Logicamente, nós buscamos sempre vitórias e títulos, mas, sem dúvida alguma, o que fica na nossa memória, predominantemente, são os amigos e as histórias por trás dos jogos e campeonatos. Quando a galera se junta e começa a conversar, normalmente vem à tona aquelas mesmas histórias sobre o que um falou, ou o que o outro fez, as confusões e tudo mais. A verdade é que a maior recompensa de tudo isso é você poder sentar com os seus amigos e relembrar desses momentos; além de poder compartilhar com a garotada que
joga com você várias coisas relacionadas ao pólo, seja durante os treinos ou fora deles.
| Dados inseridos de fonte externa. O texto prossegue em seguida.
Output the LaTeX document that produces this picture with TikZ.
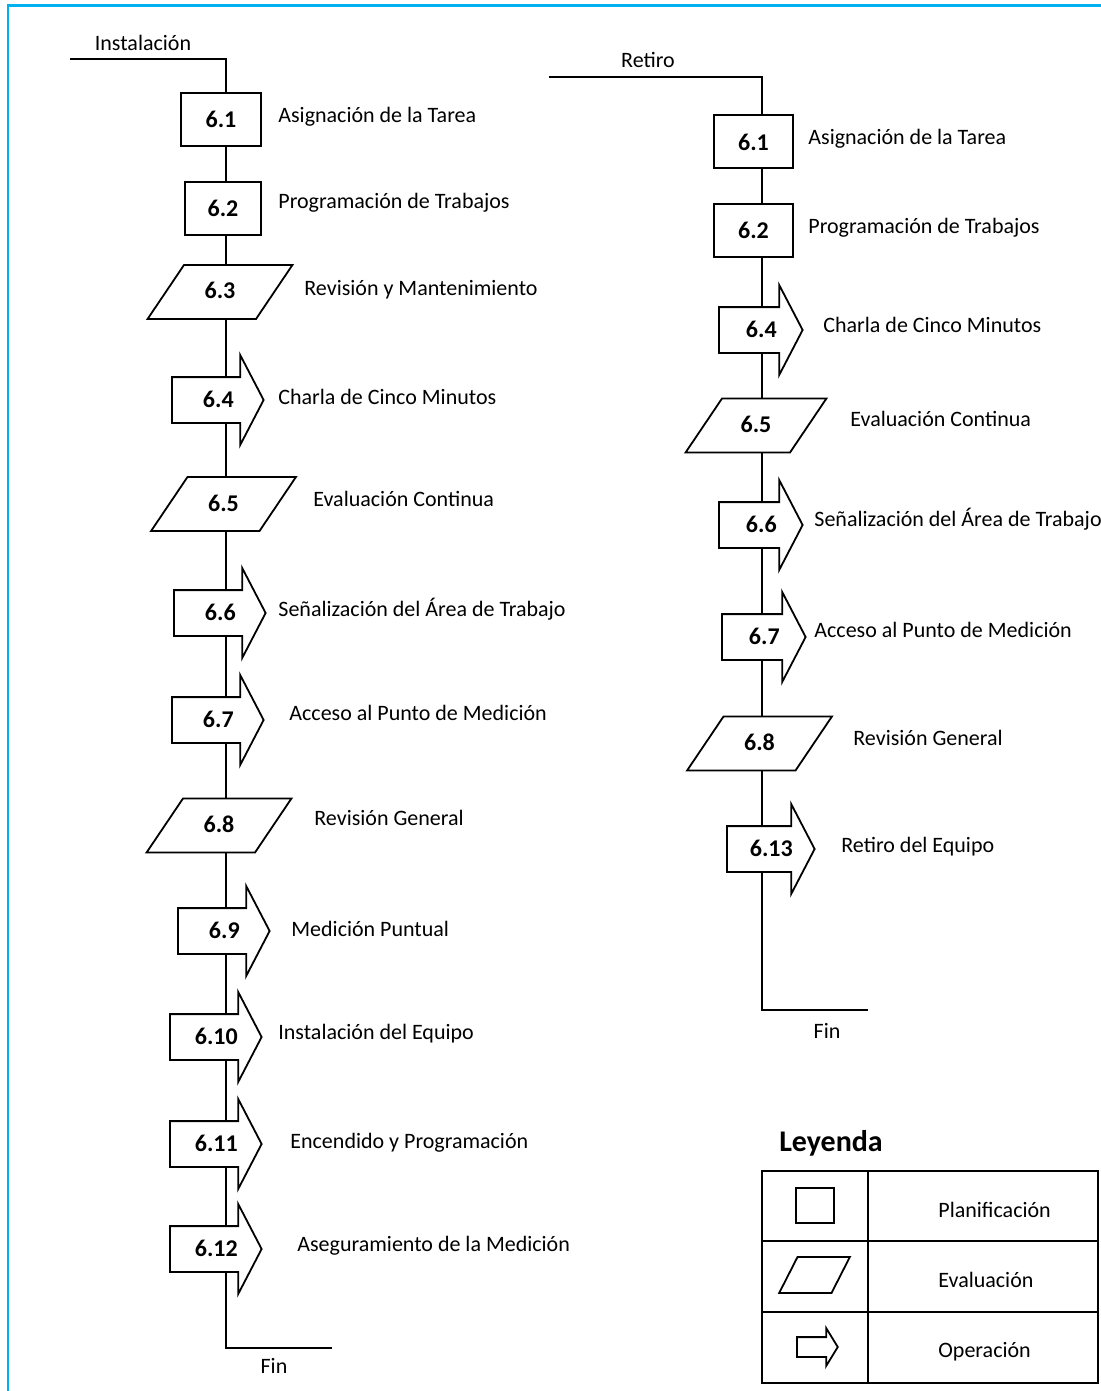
\documentclass[tikz,border=0pt]{standalone}
\usepackage{fontspec}
\setmainfont{Carlito}
\usepackage{tikz}
\usetikzlibrary{shapes.geometric,shapes.arrows}
\definecolor{marco}{RGB}{0,176,240}
\newcommand{\cifra}{\fontsize{12}{14}\selectfont\bfseries}
\newcommand{\letra}{\fontsize{11}{13}\selectfont}

\begin{document}
\begin{tikzpicture}[x=0.5pt,y=-0.5pt,
	plan/.style={draw,line width=1pt,fill=white,minimum width=40pt,minimum height=26.5pt,inner sep=0pt,font=\cifra},
	eval/.style={draw,line width=0.9pt,fill=white,trapezium,trapezium left angle=56,trapezium right angle=124,
		text width=36pt,align=center,text height=7pt,text depth=0pt,inner xsep=0pt,inner ysep=10pt,font=\cifra},
	oper/.style={draw,line width=0.9pt,fill=white,single arrow,single arrow head extend=11pt,single arrow tip angle=125,
		text width=39pt,align=center,text height=7pt,text depth=0pt,inner xsep=0pt,inner ysep=7.5pt,anchor=tail,font=\cifra,
		execute at begin node={\hspace*{6.5pt}}},
	leyop/.style={draw,line width=0.9pt,fill=white,single arrow,single arrow head extend=4.5pt,single arrow tip angle=117,
		text width=16.5pt,text height=0pt,text depth=0pt,inner xsep=0pt,inner ysep=4.5pt,anchor=tail},
	etiq/.style={anchor=west,inner sep=0pt,text height=9.5pt,text depth=2pt,font=\letra}]
	%the frame
	\useasboundingbox (0,0) rectangle (1101,1391);
	\draw[marco,line width=1.2pt] (8,1391) -- (8,5.5) -- (1101,5.5);

	%instalacion
	\coordinate (instA) at (70,59);
	\coordinate (inst) at (226,59);
	\coordinate (instB) at (226,1348);
	\coordinate (instC) at (332,1348);
	\draw[line width=1pt] (instA) -- (inst) -- (instB) -- (instC);
	\node[font=\letra] (tinst) at (143,43) {Instalación};
	\node[font=\letra] (tfinI) at (274,1366) {Fin};

	\node[plan] (i61) at (221,119.5) {6.1};
	\node[etiq] (ti61) at (278,115) {Asignación de la Tarea};
	\node[plan,minimum width=38pt] (i62) at (223,208.5) {6.2};
	\node[etiq] (ti62) at (278,201) {Programación de Trabajos};
	\node[eval] (i63) at (220,292) {6.3};
	\node[etiq] (ti63) at (304,288) {Revisión y Mantenimiento};
	\node[oper] (i64) at (171,400) {6.4};
	\node[etiq] (ti64) at (278,397) {Charla de Cinco Minutos};
	\node[eval] (i65) at (223.5,504) {6.5};
	\node[etiq] (ti65) at (313,499) {Evaluación Continua};
	\node[oper] (i66) at (173,613) {6.6};
	\node[etiq] (ti66) at (278,609) {Señalización del Área de Trabajo};
	\node[oper] (i67) at (171,720) {6.7};
	\node[etiq] (ti67) at (289,713) {Acceso al Punto de Medición};
	\node[eval] (i68) at (219,825.5) {6.8};
	\node[etiq] (ti68) at (314,818) {Revisión General};
	\node[oper] (i69) at (177,931) {6.9};
	\node[etiq] (ti69) at (291,929) {Medición Puntual};
	\node[oper] (i610) at (169,1037) {6.10};
	\node[etiq] (ti610) at (278,1032) {Instalación del Equipo};
	\node[oper] (i611) at (169,1144) {6.11};
	\node[etiq] (ti611) at (290,1141) {Encendido y Programación};
	\node[oper] (i612) at (169,1249) {6.12};
	\node[etiq] (ti612) at (297,1244) {Aseguramiento de la Medición};

	%retiro
	\coordinate (retA) at (549,77);
	\coordinate (ret) at (762,77);
	\coordinate (retB) at (762,1010);
	\coordinate (retC) at (868,1010);
	\draw[line width=1pt] (retA) -- (ret) -- (retB) -- (retC);
	\node[font=\letra] (tret) at (648,60) {Retiro};
	\node[font=\letra] (tfinR) at (827,1031) {Fin};

	\node[plan,minimum width=39.5pt] (r61) at (753.5,142) {6.1};
	\node[etiq] (tr61) at (808,137) {Asignación de la Tarea};
	\node[plan,minimum width=39.5pt] (r62) at (753.5,230.5) {6.2};
	\node[etiq] (tr62) at (808,226) {Programación de Trabajos};
	\node[oper,text width=35pt] (r64) at (718,330) {6.4};
	\node[etiq] (tr64) at (823,325) {Charla de Cinco Minutos};
	\node[eval,text width=34pt] (r65) at (756,425.5) {6.5};
	\node[etiq] (tr65) at (850,419) {Evaluación Continua};
	\node[oper,text width=35pt] (r66) at (718,525) {6.6};
	\node[etiq] (tr66) at (814,519) {Señalización del Área de Trabajo};
	\node[oper,text width=35pt] (r67) at (721,637) {6.7};
	\node[etiq] (tr67) at (814,630) {Acceso al Punto de Medición};
	\node[eval] (r68) at (759.5,743.5) {6.8};
	\node[etiq] (tr68) at (853,738) {Revisión General};
	\node[oper,text width=37pt] (r613) at (726,849) {6.13};
	\node[etiq] (tr613) at (841,845) {Retiro del Equipo};

	%leyenda
	\node[font=\fontsize{15}{17}\selectfont\bfseries] (tley) at (831,1143) {Leyenda};
	\draw[line width=1pt] (762,1171) rectangle (1098,1383);
	\draw[line width=1pt] (868,1171) -- (868,1383) (762,1241) -- (1098,1241) (762,1312) -- (1098,1312);
	\node[plan,minimum width=19pt,minimum height=17.5pt] (lplan) at (815,1205.5) {};
	\node[eval,text width=17pt,text height=0pt,inner ysep=9pt,trapezium left angle=63,trapezium right angle=117] (leval) at (814.5,1275) {};
	\node[leyop] (lop) at (796,1347) {};
	\node[etiq] (tplan) at (938,1210) {Planificación};
	\node[etiq] (teval) at (938,1280) {Evaluación};
	\node[etiq] (top) at (938,1350) {Operación};
\end{tikzpicture}
\end{document}
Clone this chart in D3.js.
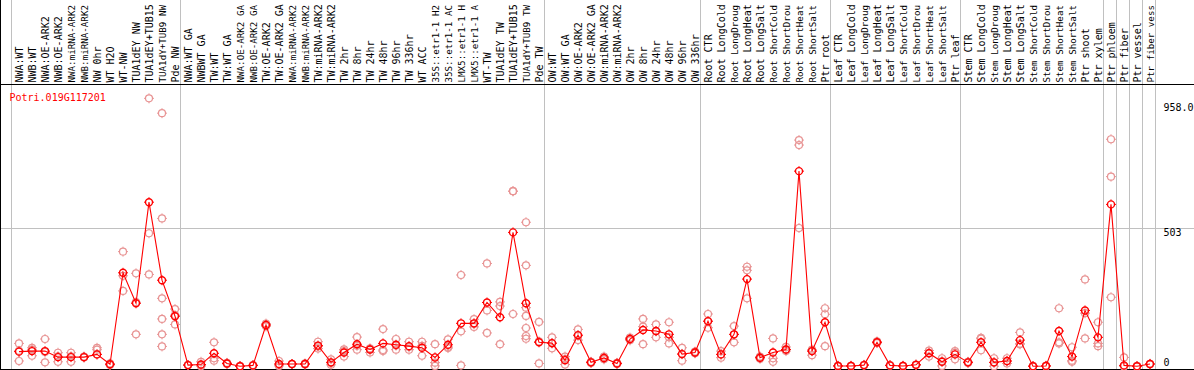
<!DOCTYPE html>
<html><head><meta charset="utf-8">
<script src="https://cdn.jsdelivr.net/npm/d3@7"></script>
<style>html,body{margin:0;padding:0;background:#fff;overflow:hidden}svg{display:block}</style>
</head><body><svg id="c" width="1194" height="370"></svg>
<script>
const title = "Potri.019G117201";
const categories = ["NWA:WT","NWB:WT","NWA:OE-ARK2","NWB:OE-ARK2","NWA:miRNA-ARK2","NWB:miRNA-ARK2","NW 0hr","WT H2O","WT-NW","TUA1dEY NW","TUA1dEY+TUB15","TUA1dY+TUB9 NW","Pde NW",
"NWA:WT GA","NWBWT GA","TW:WT","TW:WT GA","NWA:OE-ARK2 GA","NWB:OE-ARK2 GA","TW:OE-ARK2","TW:OE-ARK2 GA","NWA:miRNA-ARK2","NWB:miRNA-ARK2","TW:miRNA-ARK2","TW:miRNA-ARK2","TW 2hr","TW 8hr","TW 24hr","TW 48hr","TW 96hr","TW 336hr","WT ACC","35S::etr1-1 H2","35S::etr1-1 AC","LMX5::etr1-1 H","LMX5::etr1-1 A","WT-TW","TUA1dEY TW","TUA1dEY+TUB15","TUA1dY+TUB9 TW","Pde TW",
"OW:WT","OW:WT GA","OW:OE-ARK2","OW:OE-ARK2 GA","OW:miRNA-ARK2","OW:miRNA-ARK2","OW 2hr","OW 8hr","OW 24hr","OW 48hr","OW 96hr","OW 336hr",
"Root CTR","Root LongCold","Root LongDroug","Root LongHeat","Root LongSalt","Root ShortCold","Root ShortDrou","Root ShortHeat","Root ShortSalt","Ptr root",
"Leaf CTR","Leaf LongCold","Leaf LongDroug","Leaf LongHeat","Leaf LongSalt","Leaf ShortCold","Leaf ShortDrou","Leaf ShortHeat","Leaf ShortSalt","Ptr leaf",
"Stem CTR","Stem LongCold","Stem LongDroug","Stem LongHeat","Stem LongSalt","Stem ShortCold","Stem ShortDrou","Stem ShortHeat","Stem ShortSalt","Ptr shoot","Ptr xylem",
"Ptr phloem","Ptr fiber","Ptr vessel","Ptr fiber vess"];
const means = [53,55,55,33,33,33,43,7,340,229,597,313,182,
4,6,47,10,0,3,150,8,8,8,75,14,50,80,61,83,78,73,67,32,78,156,156,232,178,487,229,87,
84,22,113,14,30,10,99,132,128,116,44,50,
164,43,116,317,31,50,61,710,55,160,
1,1,4,87,3,1,5,47,16,43,
14,87,14,19,95,0,1,128,35,203,105,
589,3,0,8];
const replicates = [[83,56,19],[67,60,38],[99,52,14],[49,36,16],[49,36,16],[35,33,32],[67,60,43],[10,7,4],[417,329,274],[338,233,116],[975,484,334],[921,538,247,172,116,72],[208,186,152],
[4,4,4],[16,3,0],[87,29,20],[12,10,8],[0,0,0],[4,3,2],[155,150,145],[19,4,1],[8,8,8],[10,8,6],[89,72,64],[25,12,5],[61,55,35],[106,74,60],[65,61,50],[135,59,55],[99,75,60],[89,70,60],[89,74,38],[80,13,1],[98,70,66],[332,127,3],[171,154,143],[374,203,121],[234,219,80],[637,637,190],[524,367,213,183,139,110,100],[161,90,10],
[105,83,65],[35,26,6],[134,111,95],[16,14,12],[35,30,25],[12,10,8],[104,99,94],[172,144,80],[152,127,105],[160,105,83],[67,45,20],[53,50,47],
[190,163,140],[55,43,31],[146,115,87],[362,349,247],[35,31,27],[101,29,16],[70,60,55],[823,805,503],[60,55,40],[211,189,73],
[1,1,1],[1,1,1],[5,4,3],[90,87,84],[4,3,2],[1,1,1],[6,5,4],[57,49,35],[29,18,1],[55,49,25],
[16,14,12],[103,100,58],[29,13,0],[29,18,10],[123,82,80],[0,0,0],[1,1,1],[211,87,83],[69,20,16],[316,193,101],[160,83,73],
[826,690,251],[32,0,0],[0,0,0],[9,8,7]];
const groupStarts = [0,13,41,53,63,73,84,85,86,87,88];
const yTickValues = [0,503,958];
const yTickLabels = ["0","503","958.0"];
const yGridValues = [503];

const W = 1194, H = 370;
const svg = d3.select("#c");
const x = d3.scalePoint().domain(d3.range(categories.length)).range([19, 19 + 13*(categories.length-1)]);
const y = d3.scaleLinear().domain([0, 958]).range([366.2, 103]);
const step = x.step();
const FONT = "'DejaVu Sans Mono', monospace";

// vertical group gridlines
svg.append("g").selectAll("line").data(groupStarts).join("line")
  .attr("x1", b => x(0) + step*b - 7.5).attr("x2", b => x(0) + step*b - 7.5)
  .attr("y1", 0).attr("y2", H).attr("stroke", "#c0c0c0").attr("stroke-width", 1);
// horizontal gridline
svg.append("g").selectAll("line").data(yGridValues).join("line")
  .attr("x1", 0).attr("x2", W)
  .attr("y1", d => Math.round(y(d)) + 0.5).attr("y2", d => Math.round(y(d)) + 0.5)
  .attr("stroke", "#c0c0c0").attr("stroke-width", 1);

// frame lines
svg.append("line").attr("x1",0).attr("x2",W).attr("y1",84.5).attr("y2",84.5).attr("stroke","#000");
svg.append("line").attr("x1",0).attr("x2",W).attr("y1",369.5).attr("y2",369.5).attr("stroke","#000");
svg.append("line").attr("x1",0.5).attr("x2",0.5).attr("y1",0).attr("y2",H).attr("stroke","#000");

// category labels (rotated, reading upward from just above the frame)
const LABEL_BASE = 82.5;
svg.append("g").selectAll("text").data(categories).join("text")
  .attr("transform", (d,i) => `translate(${x(i)+3.5},${LABEL_BASE}) rotate(-90)`)
  .attr("font-family", FONT).attr("font-size", d => d.length > 13 ? 9.2 : 10).attr("fill", "#000")
  .text(d => d);

// y tick labels
svg.append("g").selectAll("text").data(yTickValues).join("text")
  .attr("x", 1163.5).attr("y", d => Math.min(y(d) + 7.5, 366))
  .attr("font-family", FONT).attr("font-size", 10).attr("fill", "#000")
  .text((d,i) => yTickLabels[i]);

// title
svg.append("text").attr("x", 9.5).attr("y", 100.5)
  .attr("font-family", FONT).attr("font-size", 10).attr("fill", "#ff0000").text(title);

function marker(g, color, fill, sw) {
  g.append("circle").attr("r", 3.5).attr("fill", fill).attr("stroke", color).attr("stroke-width", sw);
  [[0,-1],[0,1],[-1,0],[1,0]].forEach(([dx,dy]) => {
    g.append("line").attr("x1", dx*3.5).attr("y1", dy*3.5).attr("x2", dx*5).attr("y2", dy*5)
      .attr("stroke", color).attr("stroke-width", 1);
  });
}

// replicate points
const repData = [];
replicates.forEach((arr, i) => arr.forEach(v => repData.push({i, v})));
svg.append("g").selectAll("g").data(repData).join("g")
  .attr("transform", d => `translate(${x(d.i)},${y(d.v)})`)
  .each(function() { marker(d3.select(this), "#e89494", "none", 1.2); });

// mean line
svg.append("path").datum(means)
  .attr("d", d3.line().x((d,i) => x(i)).y(d => y(d)))
  .attr("fill", "none").attr("stroke", "#ff0000").attr("stroke-width", 1.1);

// mean points
svg.append("g").selectAll("g").data(means).join("g")
  .attr("transform", (d,i) => `translate(${x(i)},${y(d)})`)
  .each(function() { marker(d3.select(this), "#ff0000", "none", 1.4); });
</script></body></html>
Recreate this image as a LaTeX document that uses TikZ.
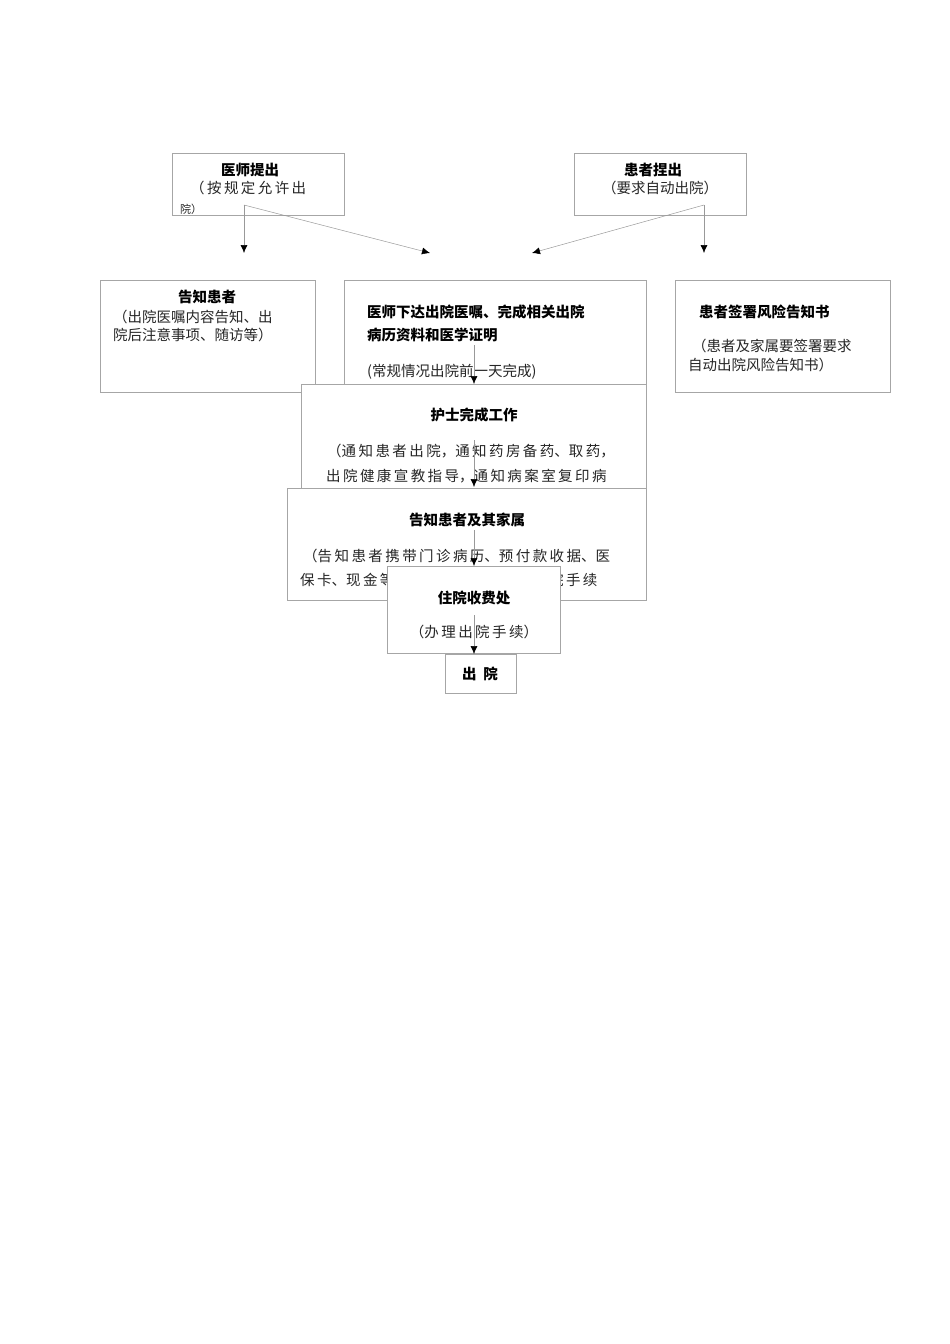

Beto - Se a gente pensar só nas dificuldades a gente não sai do lugar. Vocês estão dando um exemplo disso. Um Circuito com 11 times no masculino e 6 no feminino, independente do resultado, já é um sucesso, ainda mais quando não se tem muito apoio.
Eu tive contato com o Marcus Boulitreau, na Universíade de 2001. É um cara que não desanima e está sempre disposto a ajudar. Eu vejo algumas pessoas individualistas que só se lamentam e culpam outros por seus fracassos, quando podiam “baixar a bola” e tentar ajudar; outras se tornaram especialistas em criticar sem saber, falam com a propriedade de quem conhece a razão de todos os problemas, mas no fundo não tem noção do que se passa; sem contar com uma meia dúzia de recalcados que vivem de “meter o malho” em tudo e em todos para descontarem suas frustrações.
O que eu estou querendo dizer é que só criticar é muito fácil. “Malhar” tudo e todos é cômodo. É necessário cobrar e exigir ações mais efetivas sim, mas temos que ser coerentes e fazer a nossa parte primeiro, da melhor maneira possível.
Fora isso, é encarar o esporte primeiramente como uma diversão. Se você não tiver prazer em treinar ou estiver num ambiente ruim tudo fica mais difícil. É importante também sempre procurar ouvir o que as pessoas têm a dizer e observar bastante os outros jogadores. A gente aprende muito com os companheiros e com os adversários.